Tool 3: Joint Tenancy with Right of Survivorship (JTWROS)

Property held in JTWROS automatically passes to the surviving owner(s) at death — no probate, no will needed.

Important Texas quirk

Tex. Est. Code § 111.001 provides that survivorship of community property requires a WRITTEN agreement signed by both spouses. Unlike many states where JTWROS is the default for jointly-titled property, Texas requires explicit opt-in:

  • Bank accounts can be set up as JTWROS via the account opening agreement
  • Real property requires a written survivorship agreement, typically a Community Property Survivorship Agreement or a JTWROS deed
  • Without the explicit agreement, jointly-titled real property passes through the deceased spouse's estate via probate or other estate planning

This is the most common probate-avoidance mistake by Texans: assuming "we're both on the deed" automatically creates JTWROS. It doesn't. Without the explicit written agreement, the property still goes through the decedent's estate.

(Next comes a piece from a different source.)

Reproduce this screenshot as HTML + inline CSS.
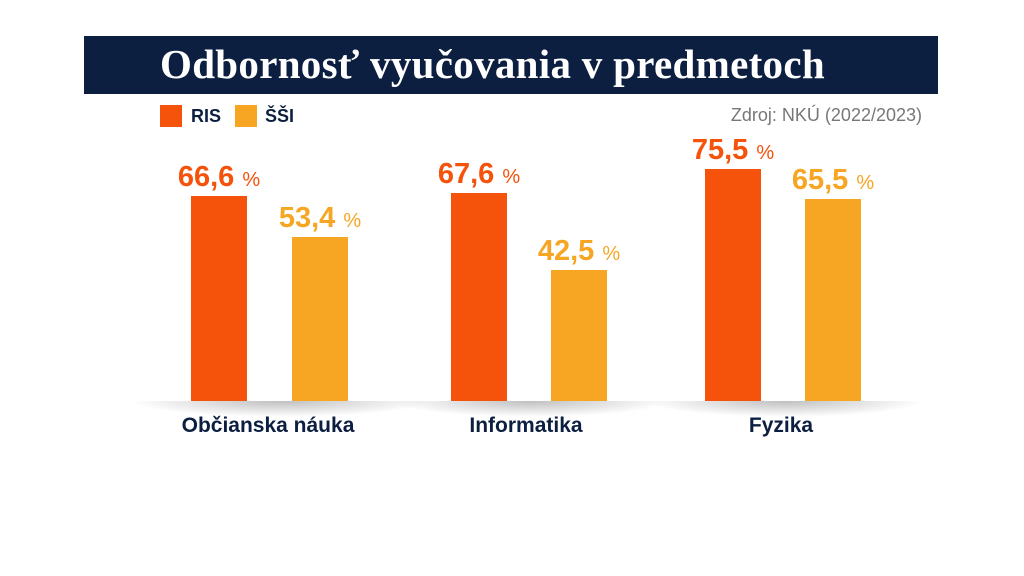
<!DOCTYPE html>
<html><head><meta charset="utf-8"><style>
*{margin:0;padding:0;box-sizing:border-box}
body{width:1024px;height:576px;background:#fff;position:relative;overflow:hidden;font-family:"Liberation Sans",sans-serif}
.title{position:absolute;left:84px;top:36px;width:854px;height:58px;background:#0C1F40}
.title span{position:absolute;left:76px;top:4px;color:#fff;font-family:"Liberation Serif",serif;font-weight:bold;font-size:41px;letter-spacing:0.3px;white-space:nowrap}
.sq{position:absolute;width:22px;height:22px;top:105px}
.lg{position:absolute;top:105px;font-size:18px;font-weight:bold;color:#0C1F40;line-height:22px}
.src{position:absolute;right:102px;top:104px;font-size:18px;color:#777;line-height:22px}
.bar{position:absolute;width:56px;bottom:175px}
.val{position:absolute;width:160px;text-align:center;font-weight:bold;font-size:29px;line-height:28px;white-space:nowrap}
.val small{font-size:20px;font-weight:normal}
.cat{position:absolute;top:414px;width:260px;text-align:center;font-size:21px;font-weight:bold;color:#0C1F40}
.sh{position:absolute;top:401px;height:16px;background:radial-gradient(ellipse at 50% 0%,rgba(0,0,0,0.25),rgba(0,0,0,0) 70%)}
.o{background:#F5520C;color:#F5520C}.y{background:#F6A623;color:#F6A623}
.val.o,.val.y{background:none}
</style></head><body>
<div class="title"><span>Odbornosť vyučovania v predmetoch</span></div>
<div class="sq o" style="left:160px"></div><div class="lg" style="left:191px">RIS</div>
<div class="sq y" style="left:235px"></div><div class="lg" style="left:265px">ŠŠI</div>
<div class="src">Zdroj: NKÚ (2022/2023)</div>

<div class="sh" style="left:130px;width:300px"></div>
<div class="sh" style="left:390px;width:280px"></div>
<div class="sh" style="left:645px;width:280px"></div>

<div class="bar o" style="left:191px;top:196px"></div>
<div class="bar y" style="left:292px;top:237px"></div>
<div class="bar o" style="left:451px;top:193px"></div>
<div class="bar y" style="left:551px;top:270px"></div>
<div class="bar o" style="left:705px;top:169px"></div>
<div class="bar y" style="left:805px;top:199px"></div>

<div class="val o" style="left:139px;top:163px">66,6 <small>%</small></div>
<div class="val y" style="left:240px;top:204px">53,4 <small>%</small></div>
<div class="val o" style="left:399px;top:160px">67,6 <small>%</small></div>
<div class="val y" style="left:499px;top:237px">42,5 <small>%</small></div>
<div class="val o" style="left:653px;top:136px">75,5 <small>%</small></div>
<div class="val y" style="left:753px;top:166px">65,5 <small>%</small></div>

<div class="cat" style="left:138px">Občianska náuka</div>
<div class="cat" style="left:396px">Informatika</div>
<div class="cat" style="left:651px">Fyzika</div>
</body></html>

Tool 4: POD/TOD beneficiary designations

"Payable on Death" (POD) and "Transfer on Death" (TOD) designations are available on most financial accounts:

  • Bank accounts. POD designations available on most savings, checking, and CDs.
  • Brokerage accounts. TOD registration available on most non-retirement investment accounts.
  • Retirement accounts (IRA, 401(k)). Beneficiary designation is the standard mechanism; required for the account to exist.
  • Life insurance. Beneficiary designation built into the policy.

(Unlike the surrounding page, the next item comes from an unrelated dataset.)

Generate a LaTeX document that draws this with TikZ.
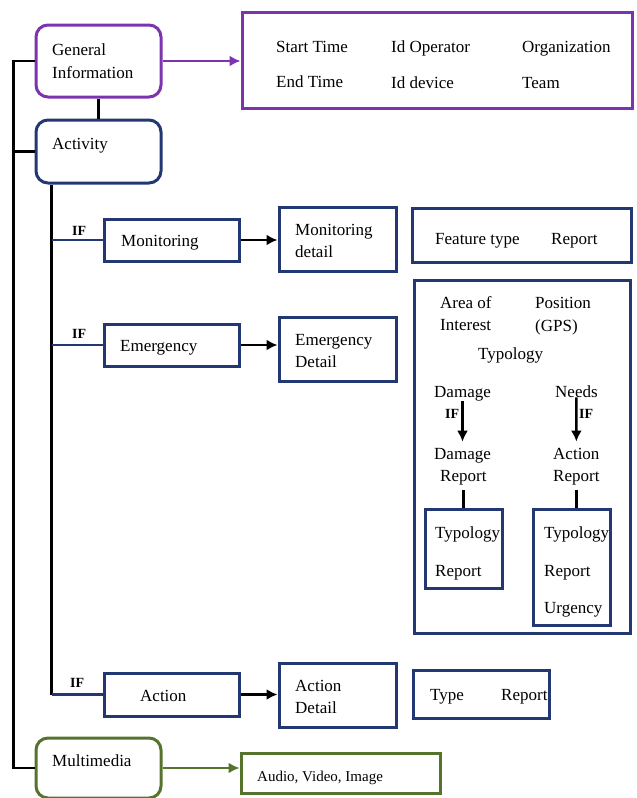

On the owner's death, the beneficiary provides a death certificate to the institution and the account transfers — no probate, often within days.

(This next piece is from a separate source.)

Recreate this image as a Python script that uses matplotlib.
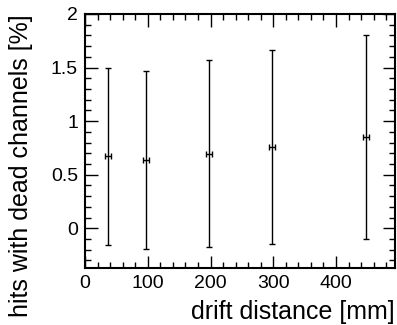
import numpy as np
import matplotlib
matplotlib.use("Agg")
import matplotlib.pyplot as plt
from matplotlib.ticker import MultipleLocator

plt.rcParams['font.family'] = ['Liberation Sans', 'DejaVu Sans']

# drift distance [mm] and fraction of hits with dead channels [%]
distance = [37, 97, 198, 298, 448]
distance_err = [5, 5, 5, 5, 5]
hits = [0.676, 0.638, 0.698, 0.757, 0.850]
err_up = [0.824, 0.829, 0.869, 0.907, 0.950]
err_down = [0.832, 0.828, 0.869, 0.907, 0.950]

fig = plt.figure(figsize=(3.97, 3.25), dpi=100)
ax = fig.add_axes([85/397, 1 - 268/325, 310/397, 254/325])

ax.errorbar(distance, hits, xerr=distance_err, yerr=[err_down, err_up],
            fmt='none', ecolor='black', elinewidth=1.0, capsize=2.5, capthick=1.0)

ax.set_xlim(0, 494)
ax.set_ylim(-0.37, 2.0)

ax.xaxis.set_major_locator(MultipleLocator(100))
ax.xaxis.set_minor_locator(MultipleLocator(20))
ax.yaxis.set_major_locator(MultipleLocator(0.5))
ax.yaxis.set_minor_locator(MultipleLocator(0.1))
ax.set_yticks([0, 0.5, 1, 1.5, 2])
ax.set_yticklabels(['0', '0.5', '1', '1.5', '2'])

ax.tick_params(which='both', direction='in', top=True, right=True, labelsize=14, width=1.0)
ax.tick_params(which='major', length=9, pad=5)
ax.tick_params(which='minor', length=4.5)
for s in ax.spines.values():
    s.set_linewidth(1.5)

ax.set_xlabel('drift distance [mm]', fontsize=18, loc='right', labelpad=6)
ax.set_ylabel('hits with dead channels [%]', fontsize=18, loc='top', labelpad=13)

fig.savefig('out.png', dpi=100)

The beneficiary-designation hierarchy

A common estate-planning error: beneficiary designations override what the will says. If the will says "everything to my son" but the IRA designates the ex-spouse as beneficiary, the ex-spouse gets the IRA. Updating beneficiary designations is often the single most-overlooked piece of estate planning. Review designations whenever you have a major life event: marriage, divorce, birth, death of a previously-named beneficiary.

Tool 5: Outright lifetime gifts

Assets given away during life are no longer in the estate to probate. For appreciated assets, this trades off the step-up in basis at death (IRC § 1014) against probate avoidance, so for some assets gifting during life may produce worse tax outcomes for the recipient.

Putting it together

A typical Texas estate plan that avoids most probate combines:

  • Revocable trust OR TODD for real property
  • POD/TOD designations on bank and brokerage accounts
  • Beneficiary designations on retirement accounts and life insurance
  • Pour-over will to catch anything missed
  • Power of attorney + advance directive for incapacity planning

With this combination, very little goes through probate. The pour-over will handles any forgotten assets via muniment of title or simplified probate.

Bottom line

Texas has multiple probate-avoidance tools, each with trade-offs. A complete avoidance strategy typically combines several. The biggest mistake: assuming joint titling automatically creates JTWROS — Texas requires written opt-in. The second-biggest: not updating beneficiary designations after life events. Consult a Texas-licensed estate planning attorney to design a coordinated approach.